Panelists will be Dr. Greg Mitchell, DuPont in New Johnsonville; Keith Butler, American Ordnance LLC, Milan Arsenal; Dr. Robin Rogers, University of Alabama; and Dr. James Mack, University of Cincinnati. Hunt graduated from Smith College with honors in chemistry. She received a doctorate in chemistry from the University of California, Davis. As a postdoctoral fellow at Yale University in molecular biophysics and biochemistry, she extended her working knowledge of nuclear magnetic resonance to biological systems.

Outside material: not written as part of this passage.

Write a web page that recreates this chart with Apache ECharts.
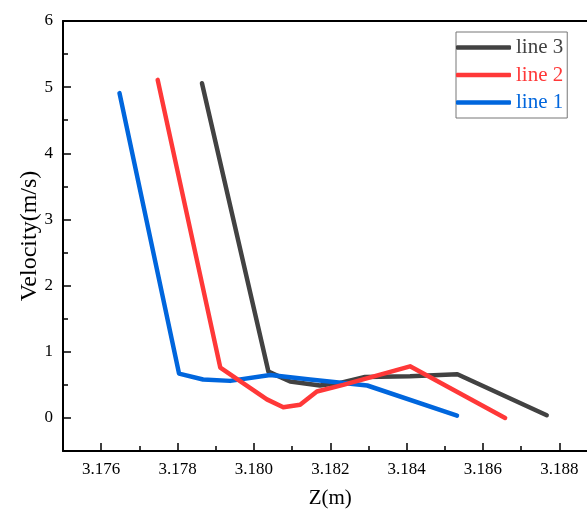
<!DOCTYPE html>
<html>
<head>
<meta charset="utf-8">
<script src="https://cdn.jsdelivr.net/npm/echarts@6/dist/echarts.min.js"></script>
<style>
html,body{margin:0;padding:0;background:#fff;}
#chart{width:587px;height:514px;}
</style>
</head>
<body>
<div id="chart"></div>
<script>
// ---- data ----
var line1X = [3.17648, 3.17804, 3.17867, 3.17938, 3.18043, 3.18147, 3.18297, 3.18532];
var line1Y = [4.91, 0.67, 0.58, 0.56, 0.65, 0.58, 0.49, 0.035];

var line2X = [3.17748, 3.17912, 3.18034, 3.18077, 3.18121, 3.18165, 3.18234, 3.18409, 3.18658];
var line2Y = [5.11, 0.76, 0.28, 0.16, 0.20, 0.40, 0.50, 0.78, 0.0];

var line3X = [3.17864, 3.18038, 3.18095, 3.18173, 3.18226, 3.18291, 3.18409, 3.18533, 3.18767];
var line3Y = [5.06, 0.70, 0.55, 0.49, 0.53, 0.62, 0.63, 0.66, 0.04];

var xMajorTicks = [3.176, 3.178, 3.180, 3.182, 3.184, 3.186, 3.188];
var xMinorTicks = [3.177, 3.179, 3.181, 3.183, 3.185, 3.187];
var yMajorTicks = [0, 1, 2, 3, 4, 5, 6];
var yMinorTicks = [0.5, 1.5, 2.5, 3.5, 4.5, 5.5];

var seriesNames = ['line 1', 'line 2', 'line 3'];
var seriesColors = ['#0066dd', '#ff3838', '#424242'];

function pairs(xs, ys) { return xs.map(function (x, i) { return [x, ys[i]]; }); }

var FONT = '"Liberation Serif", "Times New Roman", serif';
var xMin = 3.175, xMax = 3.189, yMin = -0.5, yMax = 6;

var chart = echarts.init(document.getElementById('chart'), null, {renderer: 'canvas'});

function xAx(extra) {
  return Object.assign({
    type: 'value', min: xMin, max: xMax,
    splitLine: {show: false},
    axisLine: {show: false, onZero: false},
    axisTick: {show: false},
    axisLabel: {show: false}
  }, extra);
}
function yAx(extra) {
  return Object.assign({
    type: 'value', min: yMin, max: yMax,
    splitLine: {show: false},
    axisLine: {show: false, onZero: false},
    axisTick: {show: false},
    axisLabel: {show: false}
  }, extra);
}

var gridRect = {left: 63, top: 21, right: -10.5, bottom: 63, containLabel: false, outerBoundsMode: 'none'};
var blackLine = {show: true, onZero: false, lineStyle: {color: '#000', width: 2}};

var option = {
  backgroundColor: '#ffffff',
  animation: false,
  grid: [Object.assign({}, gridRect), Object.assign({}, gridRect)],
  legend: {
    orient: 'vertical',
    left: 456, top: 32,
    padding: [5, 4, 5, 0],
    itemGap: 6.5,
    itemWidth: 55,
    itemHeight: 4.5,
    icon: 'roundRect',
    borderColor: '#777777',
    borderWidth: 1,
    textStyle: {fontFamily: FONT, fontSize: 21},
    data: [
      {name: 'line 3', textStyle: {color: seriesColors[2]}},
      {name: 'line 2', textStyle: {color: seriesColors[1]}},
      {name: 'line 1', textStyle: {color: seriesColors[0]}}
    ]
  },
  xAxis: [
    xAx({
      gridIndex: 0, position: 'bottom',
      name: 'Z(m)', nameLocation: 'middle', nameGap: 37, nameMoveOverlap: false,
      nameTextStyle: {fontFamily: FONT, fontSize: 21, color: '#000'},
      axisLine: blackLine,
      axisTick: {show: true, inside: true, length: 8, customValues: xMajorTicks, lineStyle: {color: '#000', width: 1.5}},
      axisLabel: {show: true, margin: 10, customValues: xMajorTicks, fontFamily: FONT, fontSize: 17, color: '#000',
        formatter: function (v) { return v.toFixed(3); }}
    }),
    xAx({
      gridIndex: 0, position: 'top',
      axisLine: blackLine
    }),
    xAx({
      gridIndex: 1, position: 'bottom',
      axisTick: {show: true, inside: true, length: 5, customValues: xMinorTicks, lineStyle: {color: '#000', width: 1.5}}
    })
  ],
  yAxis: [
    yAx({
      gridIndex: 0, position: 'left',
      name: 'Velocity(m/s)', nameLocation: 'middle', nameGap: 21, nameRotate: 90, nameMoveOverlap: false,
      nameTextStyle: {fontFamily: FONT, fontSize: 24, color: '#000'},
      axisLine: blackLine,
      axisTick: {show: true, inside: true, length: 8, customValues: yMajorTicks, lineStyle: {color: '#000', width: 1.5}},
      axisLabel: {show: true, margin: 10, customValues: yMajorTicks, fontFamily: FONT, fontSize: 17, color: '#000'}
    }),
    yAx({
      gridIndex: 0, position: 'right',
      axisLine: blackLine
    }),
    yAx({
      gridIndex: 1, position: 'left',
      axisTick: {show: true, inside: true, length: 5, customValues: yMinorTicks, lineStyle: {color: '#000', width: 1.5}}
    })
  ],
  series: [
    {name: seriesNames[2], type: 'line', data: pairs(line3X, line3Y), color: seriesColors[2]},
    {name: seriesNames[0], type: 'line', data: pairs(line1X, line1Y), color: seriesColors[0]},
    {name: seriesNames[1], type: 'line', data: pairs(line2X, line2Y), color: seriesColors[1]}
  ].map(function (s) {
    return Object.assign(s, {
      xAxisIndex: 0, yAxisIndex: 0,
      symbol: 'none', smooth: false,
      lineStyle: {width: 4.5, color: s.color, cap: 'round', join: 'round'}
    });
  })
};
chart.setOption(option);
</script>
</body>
</html>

Mitchell received his doctorate in synthetic organometallic chemistry at the University of California, Berkeley. After two years of postdoctoral work at Northwestern University, he accepted a position with DuPont Central Research and Development in Wilmington, Del. Rogers obtained both his bachelor’s degree and doctorate in chemistry at the University of Alabama. Currently, he is a Distinguished University Research Professor of Chemistry and director of the Center for Green Manufacturing at UA. Butler received his master’s degree in inorganic chemistry from the University of Memphis. He began his career as a formulations chemist for Delta Foremost Chemical Co. in Memphis, before joining American Ordnance, the contracting operator for the Milan Arsenal. Mack is an assistant professor of chemistry at the University of Cincinnati. He is a physical organic chemist with research interests in the areas of solid state synthesis, polyaromatic hydrocarbons and host-guest chemistry. After receiving an undergraduate degree from Middlebury College, he was a doctoral scholar at the University of New Hampshire. He earned his doctorate studying Diels-Alder reactions of fullerenes with various linear acenes. After completing his degree in 2000, he was a post-doctoral fellow at Boston College, developing rational syntheses of unique fullerenes and nanotubes.